At the end of the spring semester, freshmen will be the first students to take the new STAAR (State of Texas Assessments of Academic Readiness) end-of-course exams.
“The test was developed by the Texas Education Agency, in collaboration with the Texas Higher Education Coordinating Board and Texas educators with a focus on increasing post-secondary readiness of graduating high school students,” assessment coordinator Lisa Coats said.
The STAAR tests will replace TAKS testing as the exit-level testing program and will count as 15 percent of each student’s year-end grade for each course for which a STAAR test is required.

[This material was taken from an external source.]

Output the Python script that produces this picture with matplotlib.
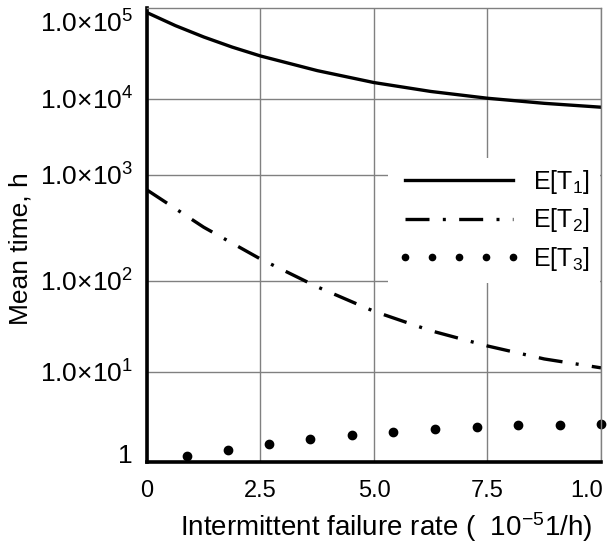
import numpy as np
import matplotlib
matplotlib.use("Agg")
import matplotlib.pyplot as plt
from matplotlib.ticker import FixedLocator, FixedFormatter
from matplotlib.transforms import ScaledTranslation

plt.rcParams['font.family'] = ['Liberation Sans', 'DejaVu Sans']
plt.rcParams['mathtext.fontset'] = 'custom'
plt.rcParams['mathtext.rm'] = 'Liberation Sans'
plt.rcParams['mathtext.it'] = 'Liberation Sans:italic'

# Data (x in 10^-5 1/h)
x_t1 = [0, 0.625, 1.25, 1.875, 2.5, 3.75, 5.0, 6.25, 7.5, 8.75, 10.0]
t1_mean = [1.32e5, 8.95e4, 6.37e4, 4.71e4, 3.61e4, 2.33e4, 1.63e4, 1.25e4,
           1.02e4, 8.75e3, 7.78e3]

x_t2 = [0, 1.25, 2.5, 3.75, 5.0, 6.25, 7.5, 8.75, 10.0]
t2_mean = [721, 321, 161, 86.1, 46.4, 28.4, 19.3, 13.9, 11.1]

x_t3 = [0.88, 1.78, 2.69, 3.59, 4.52, 5.42, 6.34, 7.27, 8.17, 9.10, 10.0]
t3_mean = [1.17, 1.36, 1.58, 1.80, 2.0, 2.15, 2.33, 2.45, 2.58, 2.58, 2.64]

x_ticks = [0, 2.5, 5.0, 7.5, 10.0]
x_tick_labels = ['0', '2.5', '5.0', '7.5', '1.0']
y_ticks = [1, 10, 100, 1e3, 1e4, 1e5]
y_tick_labels = ['1', '1.0×10$^{1}$', '1.0×10$^{2}$',
                 '1.0×10$^{3}$', '1.0×10$^{4}$', '1.0×10$^{5}$']

# the original log axis has uneven decades; map them piecewise
decade_log = [-3, 0, 1, 2, 3, 4, 5, 8]
decade_pos = [-270, 0, 90, 181, 287, 363, 440, 671]


def fwd(y):
    y = np.clip(np.asarray(y, dtype=float), 1e-300, None)
    return np.interp(np.log10(y), decade_log, decade_pos)


def inv(p):
    return 10 ** np.interp(np.asarray(p, dtype=float), decade_pos, decade_log)


fig = plt.figure(figsize=(6.11, 5.43), dpi=100)
ax = fig.add_axes([0.2406, 0.1492, 0.743, 0.836])

ax.plot(x_t1, t1_mean, color='black', lw=2.4, label='E[T$_1$]')
ax.plot(x_t2, t2_mean, color='black', lw=2.4,
        linestyle=(0, (7.2, 4.0, 0.9, 4.0)), label='E[T$_2$]')
ax.plot(x_t3, t3_mean, color='black', linestyle='none', marker='o',
        markersize=6, label='E[T$_3$]', clip_on=False)

ax.set_yscale('function', functions=(fwd, inv))
ax.set_xlim(0, 10)
ax.set_ylim(1, 10 ** 5.18)

ax.xaxis.set_major_locator(FixedLocator(x_ticks))
ax.xaxis.set_major_formatter(FixedFormatter(x_tick_labels))
ax.yaxis.set_major_locator(FixedLocator(y_ticks))
ax.yaxis.set_major_formatter(FixedFormatter(y_tick_labels))
ax.yaxis.set_minor_locator(FixedLocator([]))
ax.tick_params(axis='both', length=0)
ax.tick_params(axis='x', pad=13, labelsize=17)
ax.tick_params(axis='y', pad=10, labelsize=19)

ax.grid(True, color='#808080', lw=1.0)
for side in ['left', 'bottom']:
    ax.spines[side].set_linewidth(2.6)
for side in ['top', 'right']:
    ax.spines[side].set_linewidth(1.0)
    ax.spines[side].set_color('#808080')

fig.canvas.draw()
ax.yaxis.get_major_ticks()[-1].gridline.set_visible(False)
last_x = ax.xaxis.get_major_ticks()[-1].label1
last_x.set_transform(last_x.get_transform() + ScaledTranslation(-0.14, 0, fig.dpi_scale_trans))
first_y = ax.yaxis.get_major_ticks()[0].label1
first_y.set_transform(first_y.get_transform() + ScaledTranslation(0, 0.08, fig.dpi_scale_trans))

ax.set_xlabel(r'Intermittent failure rate (  $10^{-5}$1/h)', fontsize=20)
ax.xaxis.set_label_coords(0.526, -0.106)
ax.set_ylabel('Mean time, h', fontsize=19)
ax.yaxis.set_label_coords(-0.253, 0.469)

leg = ax.legend(loc='center', bbox_to_anchor=(0.764, 0.532), fontsize=18,
                handlelength=4.9, numpoints=5, labelspacing=0.42, markerscale=0.75,
                frameon=True, fancybox=False, borderpad=0.4, handletextpad=0.5)
leg.get_frame().set_edgecolor('none')
leg.get_frame().set_facecolor('white')
leg.get_frame().set_alpha(1)

fig.savefig('out.png', dpi=100)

The STAAR tests are more difficult than TAKS, and students must meet the performance standard set by the state to pass each course.
“I think the STAAR test will be more effective than TAKS because it will measure what a student has learned in their core classes that year instead of a culmination of what they have learned over several years,” Coats said.
With the STAAR tests, courses that require an EOC exam will require a midterm semester exam; no exemptions will be permitted on these exams, as outlined in House Bill 3 of the Texas Legislature.
“When I heard we couldn’t have exemptions, I was kind of disappointed,” freshman Danielle Darrow said. “I was looking forward to not having to take [finals] if we knew the curriculum well enough already.”
The tests are aimed at encouraging students to especially focus on the end-of-year tests, something the state feels students did not do with TAKS.
“I think the STAAR test should make students take their core courses more seriously and work harder to learn the material taught in the class,” Coats said. “I hope students will take it seriously and work hard to do their best.”